Understanding Your Equity Position
Your equity is simply the portion of your property that you own outright. It is calculated by subtracting your outstanding mortgage balance from your property's current market value.
Here is a straightforward example:
- Property value: £350,000
- Outstanding mortgage: £180,000
- Your equity: £170,000
Your equity grows in two ways. First, each mortgage payment you make reduces your outstanding balance, gradually increasing your ownership stake. Second, if your property rises in value over time, the gap between what it is worth and what you owe widens.
In many parts of the UK, homeowners who purchased their properties five or more years ago have seen significant increases in value, sometimes adding tens of thousands of pounds to their equity position without doing anything at all.
However, equity can also decrease. If property prices fall, or if you have taken on additional secured borrowing, your equity position may be lower than you expect. This is why an up-to-date valuation is an important first step in any remortgage process.
It is also worth noting that the equity you have and the equity you can release are not the same thing. Lenders will not typically allow you to borrow 100% of your property's value, so there will always be a portion of equity that remains tied up in the property.
How Loan-to-Value Ratios Affect What You Can Borrow
The loan-to-value ratio, or LTV, is the key metric lenders use to determine how much you can borrow against your property. It represents the size of your mortgage as a percentage of your property's value.
For example, if your property is worth £400,000 and you want a mortgage of £320,000, your LTV would be 80%. The remaining 20%, or £80,000, is your retained equity.
Most mainstream lenders offer remortgages at the following LTV bands:
- Up to 60% LTV — access to the most competitive interest rates
- Up to 75% LTV — still a wide range of competitive products available
- Up to 85% LTV — good range of options, though rates are slightly higher
- Up to 90% LTV — available from many lenders, but rates increase further
- Up to 95% LTV — limited options and significantly higher rates
The lower your LTV, the better the rates available to you, because the lender's risk is reduced. When you are releasing equity, your LTV increases, which may move you into a higher rate band. Your mortgage adviser can show you exactly how much the interest rate changes at different borrowing levels, helping you find the right balance between the amount you release and the cost of borrowing.
Some specialist lenders may offer higher LTV ratios, but these typically come with stricter criteria and higher rates.
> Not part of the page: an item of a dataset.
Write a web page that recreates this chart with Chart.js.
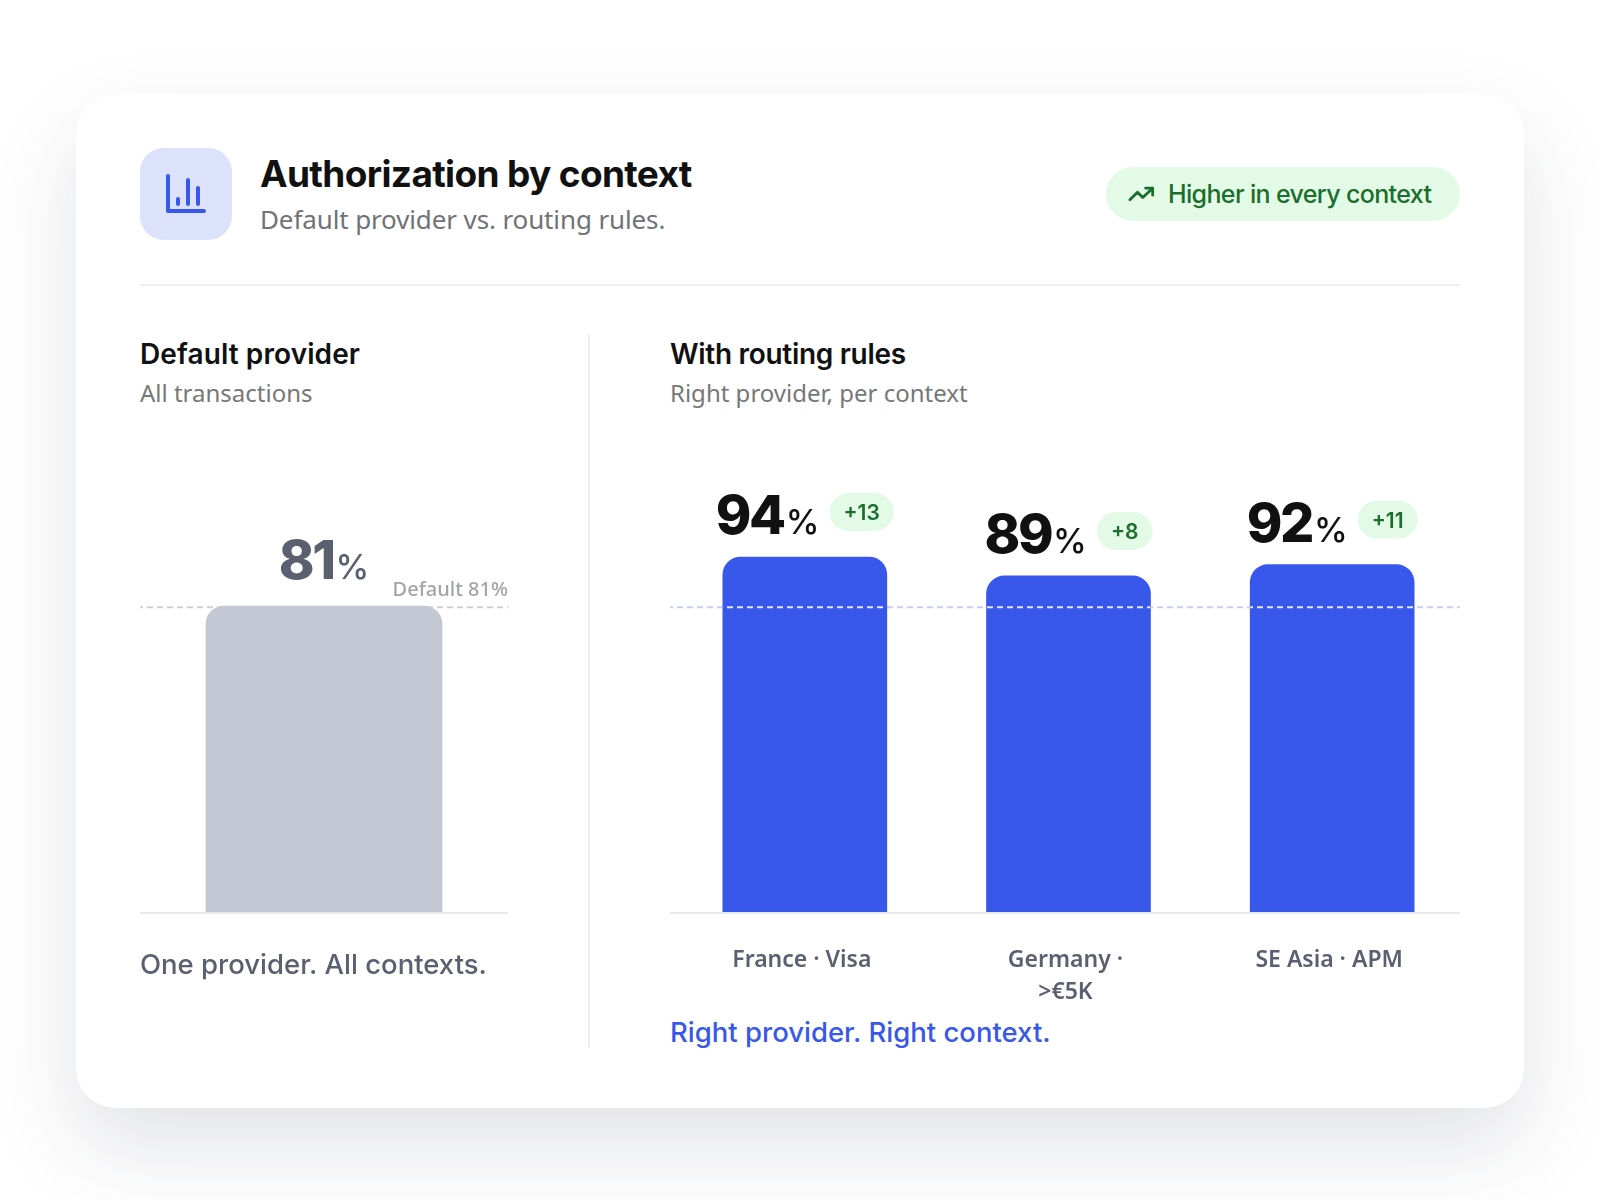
<!DOCTYPE html>
<html lang="en">
<head>
  <meta charset="UTF-8">
  <title>Authorization by context</title>
  <script src="https://cdn.jsdelivr.net/npm/chart.js"></script>
  <style>
    html, body { margin: 0; background: #fff; }
    body { width: 1600px; height: 1200px; position: relative; overflow: hidden; font-family: "Noto Sans", sans-serif; }
    .card { position: absolute; left: 76px; top: 94px; width: 1448px; height: 1014px; background: #fff; border-radius: 40px; box-shadow: 0 40px 90px rgba(30, 40, 70, .13); }
    .abs { position: absolute; white-space: nowrap; }
    #icon { left: 140px; top: 148px; width: 92px; height: 92px; border-radius: 24px; background: #dce2fb; }
    #title { left: 260px; top: 152px; font: 700 37px/44px Inter, sans-serif; letter-spacing: -.65px; color: #111; }
    #sub { left: 260px; top: 201px; font-size: 26px; line-height: 36px; letter-spacing: -.12px; color: #707276; }
    #pill { left: 1106px; top: 167px; width: 354px; height: 54px; border-radius: 27px; background: #e3fbe6; }
    #pillText { left: 1168px; top: 176px; font: 550 25px/36px Inter, sans-serif; letter-spacing: -.65px; color: #1b6e2c; }
    #rule { left: 140px; top: 284px; width: 1320px; height: 2px; background: #eeeff0; }
    #vrule { left: 588px; top: 334px; width: 2px; height: 714px; background: #eeeff0; }
    .secTitle { font: 600 28px/36px Inter, sans-serif; color: #111; top: 336px; }
    .secSub { font-size: 24px; line-height: 32px; color: #767878; top: 377px; }
    .note { font: 550 27.5px/36px Inter, sans-serif; letter-spacing: 0; }
    canvas { position: absolute; }
  </style>
</head>
<body>
  <div class="card"></div>
  <div class="abs" id="icon"></div>
  <svg class="abs" style="left:140px;top:148px" width="92" height="92" fill="none" stroke="#3858ec" stroke-width="4" stroke-linecap="round" stroke-linejoin="round">
    <path d="M28 28V63H64M38 56V51M48 56V32M58 56V40"/>
  </svg>
  <div class="abs" id="title">Authorization by context</div>
  <div class="abs" id="sub">Default provider vs. routing rules.</div>
  <div class="abs" id="pill"></div>
  <svg class="abs" style="left:1127px;top:180px" width="28" height="28" viewBox="0 0 24 24" fill="none" stroke="#1b6e2c" stroke-width="2.4" stroke-linecap="round" stroke-linejoin="round">
    <path d="M2.500 17L9 10.500 13.500 15 22 7M16 7H22V13"/>
  </svg>
  <div class="abs" id="pillText">Higher in every context</div>
  <div class="abs" id="rule"></div>
  <div class="abs" id="vrule"></div>

  <div class="abs secTitle" style="left:140px;letter-spacing:.1px">Default provider</div>
  <div class="abs secSub" style="left:140px">All transactions</div>
  <div class="abs secTitle" style="left:670px;letter-spacing:-.3px">With routing rules</div>
  <div class="abs secSub" style="left:670px">Right provider, per context</div>

  <canvas id="leftChart" style="left:140px;top:474px" width="368" height="538"></canvas>
  <canvas id="rightChart" style="left:670px;top:474px" width="794" height="538"></canvas>

  <div class="abs note" style="left:140px;top:946px;color:#5b6070">One provider. All contexts.</div>
  <div class="abs note" style="left:670px;top:1014px;color:#3858ec">Right provider. Right context.</div>

  <script>
    const defaultLabels = ['All transactions'];
    const defaultValues = [81];
    const routedLabels = [['France · Visa'], ['Germany ·', '>€5K'], ['SE Asia · APM']];
    const routedValues = [94, 89, 92];
    const upliftLabels = ['+13', '+8', '+11'];
    const referenceValue = 81;

    const BLUE = '#3858ec', GRAY = '#c4c8d5', GREEN = '#1b6e2c', MINT = '#e3fbe6';

    function refLine(ctx, y, o) {
      ctx.lineWidth = 2;
      ctx.setLineDash([6, 4]);
      ctx.lineDashOffset = 3;
      ctx.beginPath();
      ctx.moveTo(0, y + 1);
      ctx.lineTo(o.lineEnd, y + 1);
      ctx.stroke();
    }

    // reference line, baseline and the value labels above each bar
    const decorate = {
      id: 'decorate',
      beforeDatasetsDraw(chart, args, o) {
        const ctx = chart.ctx, y = chart.scales.y;
        ctx.save();
        ctx.fillStyle = '#e8e9eb';
        ctx.fillRect(0, y.getPixelForValue(0), o.lineEnd, 2);
        ctx.strokeStyle = o.lineColor;
        refLine(ctx, y.getPixelForValue(referenceValue), o);
        ctx.restore();
      },
      afterDatasetsDraw(chart, args, o) {
        const ctx = chart.ctx, y = chart.scales.y;
        const bars = chart.getDatasetMeta(0).data;
        ctx.save();
        // dashes stay visible on top of the bars
        if (o.overBar) {
          ctx.beginPath();
          bars.forEach(b => ctx.rect(b.x - b.width / 2, b.y, b.width, b.base - b.y));
          ctx.clip();
          ctx.strokeStyle = o.overBar;
          refLine(ctx, y.getPixelForValue(referenceValue), o);
        }
        ctx.restore();

        ctx.save();
        ctx.textBaseline = 'alphabetic';
        bars.forEach((b, i) => {
          const value = String(chart.data.datasets[0].data[i]);
          const base = b.y - o.labelGap;
          ctx.font = '800 54px Inter';
          ctx.letterSpacing = '-2.5px';
          const w1 = ctx.measureText(value).width;
          ctx.font = '500 34px Inter';
          ctx.letterSpacing = '0px';
          const w2 = ctx.measureText('%').width;
          let badgeW = 0;
          const up = o.uplift && o.uplift[i];
          if (up) {
            ctx.font = '600 21px Inter';
            badgeW = ctx.measureText(up).width + 28;
          }
          const total = w1 + 2 + w2 + (up ? 10 + badgeW : 0);
          let x = b.x - total / 2;
          ctx.fillStyle = o.textColor;
          ctx.textAlign = 'left';
          ctx.font = '800 54px Inter';
          ctx.letterSpacing = '-2.5px';
          ctx.fillText(value, x, base);
          x += w1 + 2;
          ctx.font = '500 34px Inter';
          ctx.letterSpacing = '0px';
          ctx.fillText('%', x, base);
          x += w2 + 10;
          if (up) {
            const top = b.y - 64;
            ctx.fillStyle = MINT;
            ctx.beginPath();
            ctx.roundRect(x, top, badgeW, 38, 19);
            ctx.fill();
            ctx.fillStyle = GREEN;
            ctx.font = '600 21px Inter';
            ctx.textAlign = 'center';
            ctx.fillText(up, x + badgeW / 2, top + 27);
          }
        });
        if (o.caption) {
          ctx.fillStyle = '#a3a4a6';
          ctx.font = '500 20px "Noto Sans"';
          ctx.textAlign = 'right';
          ctx.fillText(o.caption, o.lineEnd, y.getPixelForValue(referenceValue) - 10);
        }
        ctx.restore();
      }
    };

    function makeChart(id, labels, values, color, thickness, radius, paddingLeft, decorateOpts) {
      return new Chart(document.getElementById(id), {
        type: 'bar',
        data: { labels, datasets: [{ data: values, backgroundColor: color, barThickness: thickness, borderSkipped: 'bottom', borderRadius: { topLeft: radius, topRight: radius, bottomLeft: 0, bottomRight: 0 } }] },
        plugins: [decorate],
        options: {
          responsive: false,
          animation: false,
          layout: { padding: { top: 60.4, left: paddingLeft } },
          plugins: { legend: { display: false }, tooltip: { enabled: false }, decorate: decorateOpts },
          scales: {
            y: { display: false, min: 0, max: 100 },
            x: {
              grid: { display: false, drawTicks: false },
              border: { display: false },
              afterFit(scale) { scale.height = 100; },
              ticks: {
                display: decorateOpts.showTicks,
                autoSkip: false,
                maxRotation: 0,
                padding: 32,
                labelOffset: -paddingLeft,
                color: '#5b6070',
                font: { family: '"Noto Sans"', size: 23, weight: '600', lineHeight: 1.4 }
              }
            }
          }
        }
      });
    }

    makeChart('leftChart', defaultLabels, defaultValues, GRAY, 236, 18, 0, {
      lineEnd: 368, lineColor: '#cfcfd2', labelGap: 27, textColor: '#5b6070',
      caption: 'Default 81%', showTicks: false
    });
    makeChart('rightChart', routedLabels, routedValues, BLUE, 164, 18, 3, {
      lineEnd: 790, lineColor: '#c6cffa', overBar: 'rgba(255,255,255,.85)', labelGap: 23, textColor: '#111',
      uplift: upliftLabels, showTicks: true
    });
  </script>
</body>
</html>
For most homeowners, borrowing up to 85-90% LTV represents the practical upper limit for equity release through remortgaging.
Affordability: The Other Side of the Equation
Having equity in your property is only half the picture. Even if your LTV calculation suggests you could release a substantial sum, the lender must also be satisfied that you can afford the increased repayments.
Since the Mortgage Market Review (MMR) rules introduced by the FCA, all lenders are required to carry out detailed affordability assessments. This involves looking at your income, essential expenditure, existing debts, and financial commitments to ensure you can sustain the mortgage payments.
Lenders also apply stress testing, which means they check whether you could still afford your payments if interest rates were to rise significantly. This is typically calculated at the lender's standard variable rate plus a buffer, often around 3% above the product rate you are applying for.
The key factors in your affordability assessment include:
- Gross income — your total earnings before tax, including salary, bonuses, overtime and any other regular income
- Other income — rental income, investment returns, pension income, child maintenance and other verifiable sources
- Monthly commitments — existing loan repayments, credit card minimum payments, child maintenance obligations, school fees and other regular outgoings
- Living expenses — lenders use either declared or statistical models for essential spending such as food, utilities, transport and insurance
- Number of dependants — having children or other dependants affects the affordability calculation
In practice, this means your maximum borrowing may be limited by affordability rather than by your equity position. A mortgage adviser can pre-assess your affordability to give you a realistic borrowing figure before you commit to the full application process.